>> BEGIN

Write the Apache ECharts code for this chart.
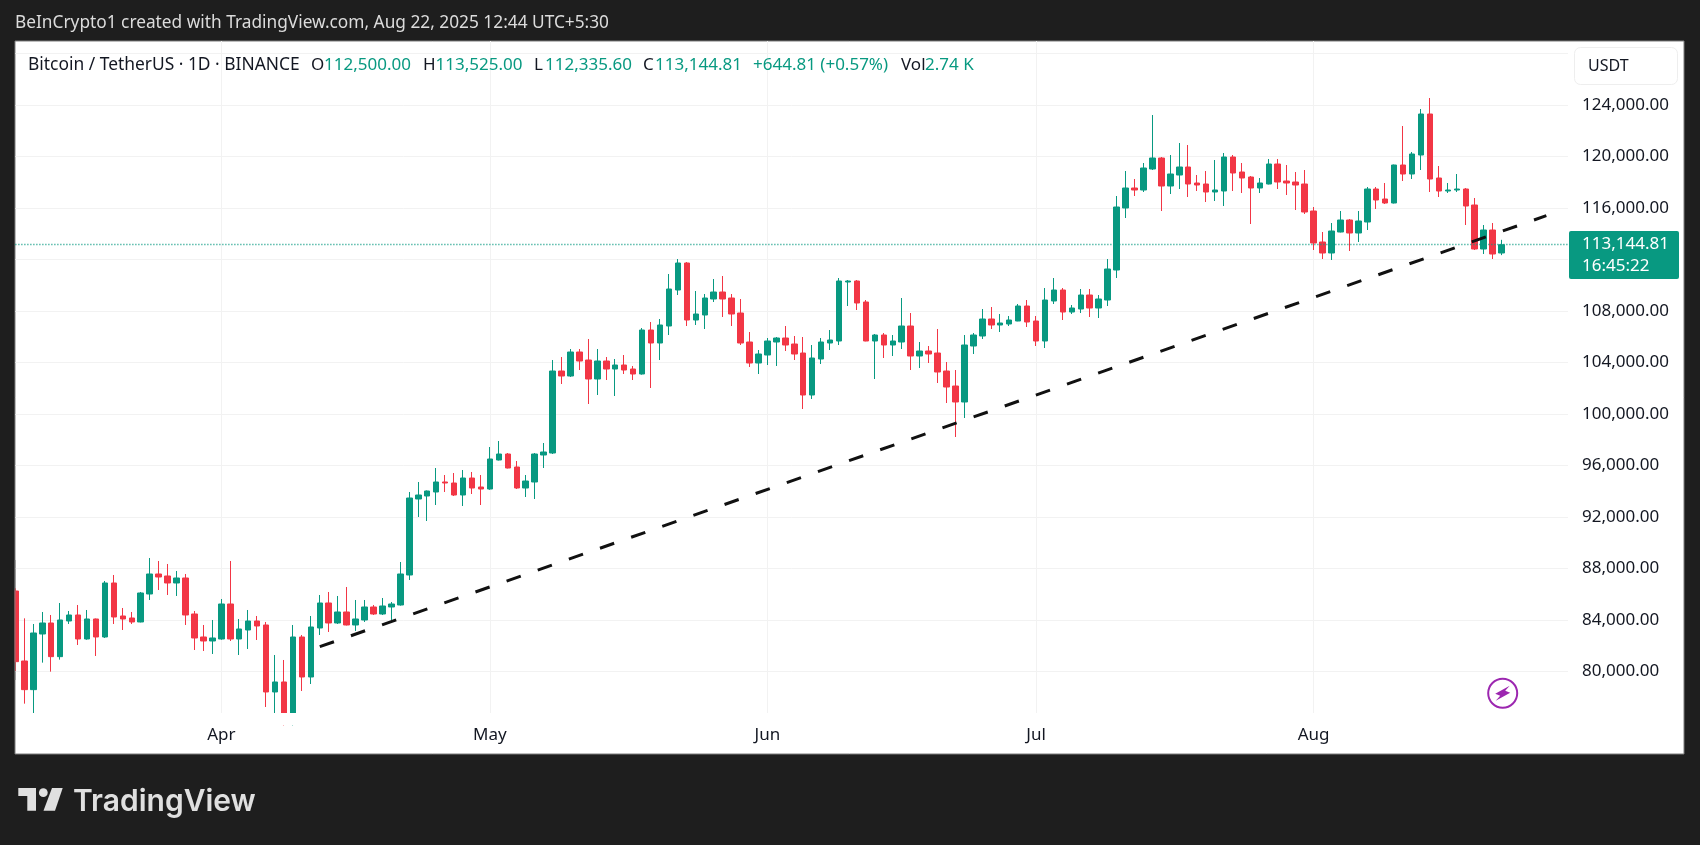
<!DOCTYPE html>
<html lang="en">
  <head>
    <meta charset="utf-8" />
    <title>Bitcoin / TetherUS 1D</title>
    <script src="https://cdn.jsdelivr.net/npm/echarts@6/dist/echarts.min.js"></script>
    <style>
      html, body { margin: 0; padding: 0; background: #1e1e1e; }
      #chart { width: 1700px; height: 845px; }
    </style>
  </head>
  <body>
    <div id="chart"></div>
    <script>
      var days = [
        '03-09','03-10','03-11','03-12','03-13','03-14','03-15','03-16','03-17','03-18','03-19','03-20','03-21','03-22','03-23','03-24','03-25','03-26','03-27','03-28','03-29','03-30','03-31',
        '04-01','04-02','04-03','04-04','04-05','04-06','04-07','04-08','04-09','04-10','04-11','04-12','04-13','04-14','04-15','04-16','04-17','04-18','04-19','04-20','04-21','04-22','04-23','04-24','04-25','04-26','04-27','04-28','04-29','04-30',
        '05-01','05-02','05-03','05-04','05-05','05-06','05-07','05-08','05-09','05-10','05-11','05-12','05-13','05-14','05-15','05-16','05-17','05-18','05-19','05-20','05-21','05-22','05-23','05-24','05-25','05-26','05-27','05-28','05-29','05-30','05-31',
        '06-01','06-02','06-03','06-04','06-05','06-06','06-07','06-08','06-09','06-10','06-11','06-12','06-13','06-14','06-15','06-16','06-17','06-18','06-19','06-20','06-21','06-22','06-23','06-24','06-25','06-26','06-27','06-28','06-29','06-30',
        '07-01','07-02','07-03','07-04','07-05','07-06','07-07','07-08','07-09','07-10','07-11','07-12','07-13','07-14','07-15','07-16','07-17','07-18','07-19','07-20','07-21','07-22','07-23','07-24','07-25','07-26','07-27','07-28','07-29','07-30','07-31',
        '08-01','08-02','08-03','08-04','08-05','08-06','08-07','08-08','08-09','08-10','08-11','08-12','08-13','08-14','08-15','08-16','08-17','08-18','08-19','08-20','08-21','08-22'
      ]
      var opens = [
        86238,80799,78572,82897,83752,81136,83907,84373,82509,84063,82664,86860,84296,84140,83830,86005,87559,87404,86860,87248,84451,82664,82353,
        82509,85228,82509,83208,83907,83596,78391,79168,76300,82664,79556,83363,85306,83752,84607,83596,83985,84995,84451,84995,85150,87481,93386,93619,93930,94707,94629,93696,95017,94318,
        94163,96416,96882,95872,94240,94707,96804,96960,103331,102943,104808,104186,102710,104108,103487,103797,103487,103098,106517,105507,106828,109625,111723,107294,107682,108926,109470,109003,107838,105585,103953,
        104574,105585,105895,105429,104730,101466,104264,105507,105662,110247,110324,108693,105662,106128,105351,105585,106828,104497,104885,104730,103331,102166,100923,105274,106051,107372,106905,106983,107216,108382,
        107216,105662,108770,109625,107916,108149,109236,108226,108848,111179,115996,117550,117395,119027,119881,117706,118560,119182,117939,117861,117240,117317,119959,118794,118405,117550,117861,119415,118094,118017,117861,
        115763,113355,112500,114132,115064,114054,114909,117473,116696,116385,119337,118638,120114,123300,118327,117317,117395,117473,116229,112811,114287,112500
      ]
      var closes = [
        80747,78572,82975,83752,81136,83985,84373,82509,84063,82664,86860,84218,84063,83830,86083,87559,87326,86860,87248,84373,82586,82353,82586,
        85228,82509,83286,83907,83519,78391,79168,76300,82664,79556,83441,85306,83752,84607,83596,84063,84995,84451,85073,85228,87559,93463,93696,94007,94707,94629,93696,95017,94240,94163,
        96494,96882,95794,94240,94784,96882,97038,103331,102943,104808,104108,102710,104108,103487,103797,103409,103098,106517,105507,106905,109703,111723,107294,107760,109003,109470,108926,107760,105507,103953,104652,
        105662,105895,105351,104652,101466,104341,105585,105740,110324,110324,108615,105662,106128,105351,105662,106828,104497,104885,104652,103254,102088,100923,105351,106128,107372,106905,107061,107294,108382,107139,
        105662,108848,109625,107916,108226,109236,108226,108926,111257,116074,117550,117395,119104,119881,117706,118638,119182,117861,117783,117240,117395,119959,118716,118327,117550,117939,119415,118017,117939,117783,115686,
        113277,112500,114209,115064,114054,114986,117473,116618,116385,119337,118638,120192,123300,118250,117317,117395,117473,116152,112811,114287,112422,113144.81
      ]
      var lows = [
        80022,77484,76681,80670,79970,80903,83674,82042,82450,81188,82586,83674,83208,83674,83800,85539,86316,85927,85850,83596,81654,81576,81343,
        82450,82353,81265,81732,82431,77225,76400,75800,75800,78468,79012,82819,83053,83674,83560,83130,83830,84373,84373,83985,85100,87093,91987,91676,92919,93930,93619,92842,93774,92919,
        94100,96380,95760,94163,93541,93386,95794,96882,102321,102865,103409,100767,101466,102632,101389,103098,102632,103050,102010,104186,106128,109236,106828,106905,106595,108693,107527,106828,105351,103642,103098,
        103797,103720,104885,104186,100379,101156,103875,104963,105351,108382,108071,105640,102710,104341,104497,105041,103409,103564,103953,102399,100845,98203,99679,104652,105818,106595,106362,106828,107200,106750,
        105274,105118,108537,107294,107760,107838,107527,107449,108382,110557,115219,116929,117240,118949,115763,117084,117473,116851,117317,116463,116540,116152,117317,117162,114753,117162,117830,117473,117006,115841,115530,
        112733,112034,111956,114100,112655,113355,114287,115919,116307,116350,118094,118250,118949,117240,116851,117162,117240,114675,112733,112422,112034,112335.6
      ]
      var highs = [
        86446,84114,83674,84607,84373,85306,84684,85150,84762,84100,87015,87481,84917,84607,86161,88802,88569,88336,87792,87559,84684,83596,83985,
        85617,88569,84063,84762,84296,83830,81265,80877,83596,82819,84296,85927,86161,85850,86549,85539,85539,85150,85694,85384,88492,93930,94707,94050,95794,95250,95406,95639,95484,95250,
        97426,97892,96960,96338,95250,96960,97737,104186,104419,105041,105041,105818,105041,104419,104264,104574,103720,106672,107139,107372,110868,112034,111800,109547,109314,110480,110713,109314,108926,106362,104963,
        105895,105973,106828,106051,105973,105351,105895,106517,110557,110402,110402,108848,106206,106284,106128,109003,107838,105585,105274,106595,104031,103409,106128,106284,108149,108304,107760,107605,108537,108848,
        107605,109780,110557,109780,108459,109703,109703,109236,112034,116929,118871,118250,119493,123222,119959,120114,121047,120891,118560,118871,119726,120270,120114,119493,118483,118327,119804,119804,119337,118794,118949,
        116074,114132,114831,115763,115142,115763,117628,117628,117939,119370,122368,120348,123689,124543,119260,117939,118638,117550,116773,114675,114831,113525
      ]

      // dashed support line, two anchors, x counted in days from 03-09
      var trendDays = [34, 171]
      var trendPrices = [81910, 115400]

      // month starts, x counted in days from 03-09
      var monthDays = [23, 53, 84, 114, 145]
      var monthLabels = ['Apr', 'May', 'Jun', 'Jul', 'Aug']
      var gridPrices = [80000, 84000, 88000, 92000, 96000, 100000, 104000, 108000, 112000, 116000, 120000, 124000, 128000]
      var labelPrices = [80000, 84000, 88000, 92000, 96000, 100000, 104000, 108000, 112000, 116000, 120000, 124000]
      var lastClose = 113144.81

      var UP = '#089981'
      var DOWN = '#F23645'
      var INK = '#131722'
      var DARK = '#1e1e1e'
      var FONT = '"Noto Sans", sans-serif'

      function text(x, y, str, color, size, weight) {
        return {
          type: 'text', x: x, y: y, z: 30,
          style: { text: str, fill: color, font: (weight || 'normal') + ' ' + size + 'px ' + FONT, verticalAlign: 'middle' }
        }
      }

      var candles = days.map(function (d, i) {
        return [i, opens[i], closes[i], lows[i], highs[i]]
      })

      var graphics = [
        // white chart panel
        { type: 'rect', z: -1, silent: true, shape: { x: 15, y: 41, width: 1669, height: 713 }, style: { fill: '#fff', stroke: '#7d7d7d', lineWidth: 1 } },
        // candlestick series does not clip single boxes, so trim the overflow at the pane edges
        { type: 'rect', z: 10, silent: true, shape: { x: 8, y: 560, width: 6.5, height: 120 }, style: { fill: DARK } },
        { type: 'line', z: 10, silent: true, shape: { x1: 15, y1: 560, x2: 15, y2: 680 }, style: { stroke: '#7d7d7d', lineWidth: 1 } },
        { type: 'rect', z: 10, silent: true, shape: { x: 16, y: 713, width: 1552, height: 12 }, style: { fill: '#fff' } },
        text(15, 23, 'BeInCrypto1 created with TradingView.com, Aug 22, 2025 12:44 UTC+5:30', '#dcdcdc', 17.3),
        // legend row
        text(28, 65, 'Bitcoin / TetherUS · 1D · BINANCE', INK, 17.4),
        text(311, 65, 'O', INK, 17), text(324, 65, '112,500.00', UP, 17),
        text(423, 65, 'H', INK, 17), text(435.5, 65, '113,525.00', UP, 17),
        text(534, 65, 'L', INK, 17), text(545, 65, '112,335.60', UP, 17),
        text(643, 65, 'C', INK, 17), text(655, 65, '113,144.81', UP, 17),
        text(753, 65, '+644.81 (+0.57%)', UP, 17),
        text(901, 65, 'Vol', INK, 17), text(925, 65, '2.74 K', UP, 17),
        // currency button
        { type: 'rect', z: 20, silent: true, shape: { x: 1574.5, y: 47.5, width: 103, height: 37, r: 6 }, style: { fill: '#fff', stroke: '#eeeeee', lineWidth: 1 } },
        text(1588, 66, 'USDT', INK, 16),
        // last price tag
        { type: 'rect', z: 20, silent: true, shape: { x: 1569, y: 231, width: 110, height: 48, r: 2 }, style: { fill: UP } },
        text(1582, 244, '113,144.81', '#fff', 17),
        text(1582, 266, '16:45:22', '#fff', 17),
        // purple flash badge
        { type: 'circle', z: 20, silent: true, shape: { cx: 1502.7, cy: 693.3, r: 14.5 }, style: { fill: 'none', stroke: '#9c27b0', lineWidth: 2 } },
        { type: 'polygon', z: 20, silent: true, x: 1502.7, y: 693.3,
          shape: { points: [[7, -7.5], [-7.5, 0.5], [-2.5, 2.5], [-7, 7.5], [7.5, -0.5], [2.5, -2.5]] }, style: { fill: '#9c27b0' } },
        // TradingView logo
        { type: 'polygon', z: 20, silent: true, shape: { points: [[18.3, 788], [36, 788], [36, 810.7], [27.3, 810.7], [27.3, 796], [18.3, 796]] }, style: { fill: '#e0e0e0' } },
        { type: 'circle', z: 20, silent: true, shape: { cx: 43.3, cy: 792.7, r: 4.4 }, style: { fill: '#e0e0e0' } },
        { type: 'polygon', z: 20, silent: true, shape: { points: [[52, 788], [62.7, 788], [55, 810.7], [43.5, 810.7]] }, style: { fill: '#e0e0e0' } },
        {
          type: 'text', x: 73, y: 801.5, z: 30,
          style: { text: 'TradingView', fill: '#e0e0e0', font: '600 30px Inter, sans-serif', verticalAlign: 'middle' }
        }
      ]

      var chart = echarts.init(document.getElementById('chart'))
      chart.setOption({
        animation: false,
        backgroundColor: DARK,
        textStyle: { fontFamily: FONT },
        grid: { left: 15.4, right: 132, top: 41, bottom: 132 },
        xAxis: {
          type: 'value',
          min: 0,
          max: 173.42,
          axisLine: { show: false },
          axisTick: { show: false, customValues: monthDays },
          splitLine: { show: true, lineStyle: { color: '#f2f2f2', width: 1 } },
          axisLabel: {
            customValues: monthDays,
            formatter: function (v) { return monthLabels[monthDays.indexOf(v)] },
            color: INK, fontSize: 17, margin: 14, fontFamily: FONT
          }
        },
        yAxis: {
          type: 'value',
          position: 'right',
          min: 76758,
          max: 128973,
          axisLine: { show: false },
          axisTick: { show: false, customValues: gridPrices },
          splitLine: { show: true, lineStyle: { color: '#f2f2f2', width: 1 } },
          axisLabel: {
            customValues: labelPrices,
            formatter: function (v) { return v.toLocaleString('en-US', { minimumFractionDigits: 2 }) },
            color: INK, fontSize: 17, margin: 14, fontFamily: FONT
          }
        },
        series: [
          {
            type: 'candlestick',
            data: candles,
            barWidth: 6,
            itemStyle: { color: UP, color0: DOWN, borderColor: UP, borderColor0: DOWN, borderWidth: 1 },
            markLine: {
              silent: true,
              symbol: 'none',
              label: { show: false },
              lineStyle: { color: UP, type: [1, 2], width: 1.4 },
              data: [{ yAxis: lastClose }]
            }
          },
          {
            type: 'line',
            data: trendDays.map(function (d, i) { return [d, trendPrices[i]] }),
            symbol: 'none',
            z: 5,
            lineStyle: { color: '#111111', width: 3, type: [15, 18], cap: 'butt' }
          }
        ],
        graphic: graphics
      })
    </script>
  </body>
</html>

>> END
>> BEGIN

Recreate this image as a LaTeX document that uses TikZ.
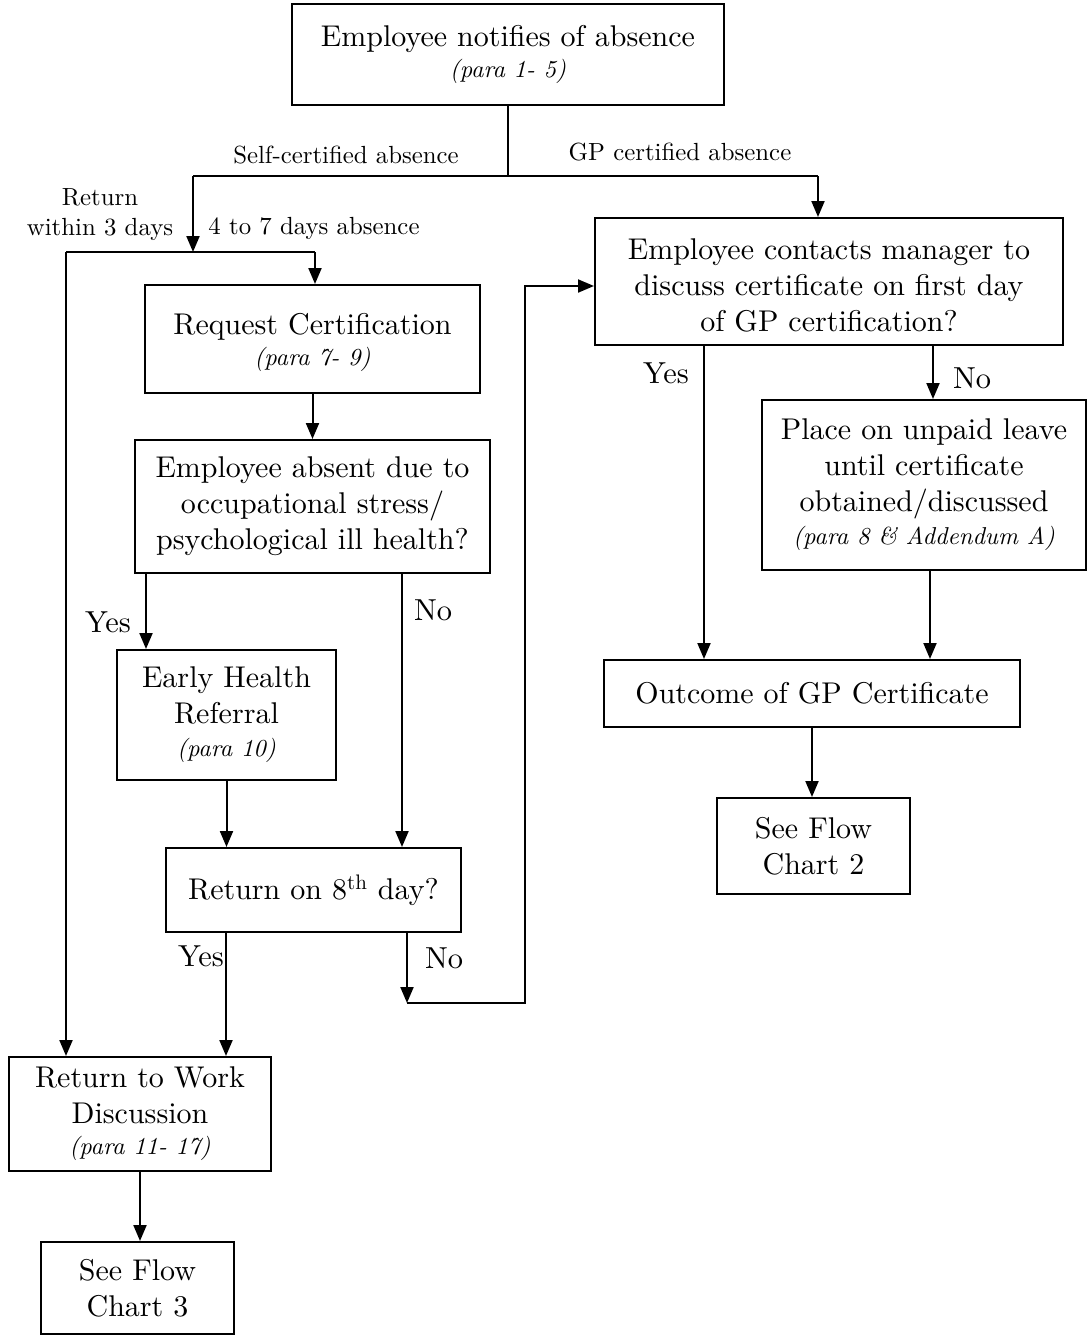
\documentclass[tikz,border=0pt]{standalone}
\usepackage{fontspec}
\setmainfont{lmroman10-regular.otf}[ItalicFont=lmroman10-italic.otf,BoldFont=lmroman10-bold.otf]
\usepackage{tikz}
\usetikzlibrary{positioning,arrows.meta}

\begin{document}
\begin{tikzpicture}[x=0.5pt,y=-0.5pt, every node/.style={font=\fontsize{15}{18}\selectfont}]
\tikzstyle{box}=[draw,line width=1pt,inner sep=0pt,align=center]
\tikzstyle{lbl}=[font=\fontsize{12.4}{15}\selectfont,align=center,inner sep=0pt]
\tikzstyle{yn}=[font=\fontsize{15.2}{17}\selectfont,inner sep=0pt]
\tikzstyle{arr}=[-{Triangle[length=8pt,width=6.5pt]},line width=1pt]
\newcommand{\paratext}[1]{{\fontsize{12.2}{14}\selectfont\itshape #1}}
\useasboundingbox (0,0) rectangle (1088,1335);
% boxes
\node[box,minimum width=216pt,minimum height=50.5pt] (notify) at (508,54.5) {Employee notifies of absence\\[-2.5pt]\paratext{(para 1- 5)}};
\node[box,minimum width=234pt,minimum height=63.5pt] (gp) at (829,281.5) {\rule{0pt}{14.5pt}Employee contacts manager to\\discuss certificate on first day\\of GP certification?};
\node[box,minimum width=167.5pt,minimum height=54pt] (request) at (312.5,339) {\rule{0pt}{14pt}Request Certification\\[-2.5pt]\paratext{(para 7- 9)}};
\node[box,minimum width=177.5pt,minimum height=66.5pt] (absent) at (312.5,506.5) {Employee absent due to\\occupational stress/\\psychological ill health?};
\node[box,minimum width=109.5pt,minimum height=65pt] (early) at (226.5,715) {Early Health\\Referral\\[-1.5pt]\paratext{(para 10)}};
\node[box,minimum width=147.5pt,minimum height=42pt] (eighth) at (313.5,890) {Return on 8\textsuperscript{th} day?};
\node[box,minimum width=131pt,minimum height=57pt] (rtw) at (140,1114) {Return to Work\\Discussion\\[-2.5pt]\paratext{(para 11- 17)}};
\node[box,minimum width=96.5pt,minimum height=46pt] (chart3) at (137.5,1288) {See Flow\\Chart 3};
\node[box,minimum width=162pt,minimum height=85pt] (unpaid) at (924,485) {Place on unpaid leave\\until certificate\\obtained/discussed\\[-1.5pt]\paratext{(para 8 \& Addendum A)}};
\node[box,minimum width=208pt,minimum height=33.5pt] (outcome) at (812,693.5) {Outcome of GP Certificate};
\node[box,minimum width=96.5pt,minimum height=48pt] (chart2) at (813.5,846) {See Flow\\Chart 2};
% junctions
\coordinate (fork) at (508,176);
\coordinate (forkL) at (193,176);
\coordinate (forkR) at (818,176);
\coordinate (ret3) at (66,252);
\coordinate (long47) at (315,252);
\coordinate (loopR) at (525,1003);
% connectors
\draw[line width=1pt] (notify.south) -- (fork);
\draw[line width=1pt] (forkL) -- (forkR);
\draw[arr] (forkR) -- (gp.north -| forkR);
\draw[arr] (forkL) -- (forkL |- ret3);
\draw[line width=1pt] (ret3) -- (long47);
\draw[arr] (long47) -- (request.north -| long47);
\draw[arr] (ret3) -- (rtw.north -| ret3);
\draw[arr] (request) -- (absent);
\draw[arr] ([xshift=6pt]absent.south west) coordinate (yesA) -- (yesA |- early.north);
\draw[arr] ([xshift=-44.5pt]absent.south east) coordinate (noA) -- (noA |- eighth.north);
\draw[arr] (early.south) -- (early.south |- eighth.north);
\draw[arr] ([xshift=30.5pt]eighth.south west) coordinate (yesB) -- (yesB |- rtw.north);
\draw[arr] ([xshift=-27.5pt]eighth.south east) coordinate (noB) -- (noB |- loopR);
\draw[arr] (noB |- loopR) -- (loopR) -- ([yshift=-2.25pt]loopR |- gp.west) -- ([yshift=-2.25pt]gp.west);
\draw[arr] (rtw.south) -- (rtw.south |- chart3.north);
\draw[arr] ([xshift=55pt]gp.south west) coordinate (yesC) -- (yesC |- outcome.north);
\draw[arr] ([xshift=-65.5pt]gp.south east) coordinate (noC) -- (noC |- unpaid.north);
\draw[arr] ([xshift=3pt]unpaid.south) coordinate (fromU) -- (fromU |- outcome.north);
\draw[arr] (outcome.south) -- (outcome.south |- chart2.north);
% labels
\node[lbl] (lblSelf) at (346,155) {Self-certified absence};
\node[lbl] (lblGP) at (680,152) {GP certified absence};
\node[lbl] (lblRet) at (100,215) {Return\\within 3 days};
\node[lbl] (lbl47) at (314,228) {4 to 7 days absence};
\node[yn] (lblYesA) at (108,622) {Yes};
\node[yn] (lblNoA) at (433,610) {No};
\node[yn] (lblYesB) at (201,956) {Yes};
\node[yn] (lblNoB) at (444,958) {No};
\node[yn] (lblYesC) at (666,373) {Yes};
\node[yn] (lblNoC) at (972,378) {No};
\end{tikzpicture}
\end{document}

>> END

PROBLEM — Filter the records, keeping only lines that contain "this", and show those lines.

RESULT OF THE TASK —
Write the Apache ECharts code for this chart.
Recreate this image as a LaTeX document that uses TikZ.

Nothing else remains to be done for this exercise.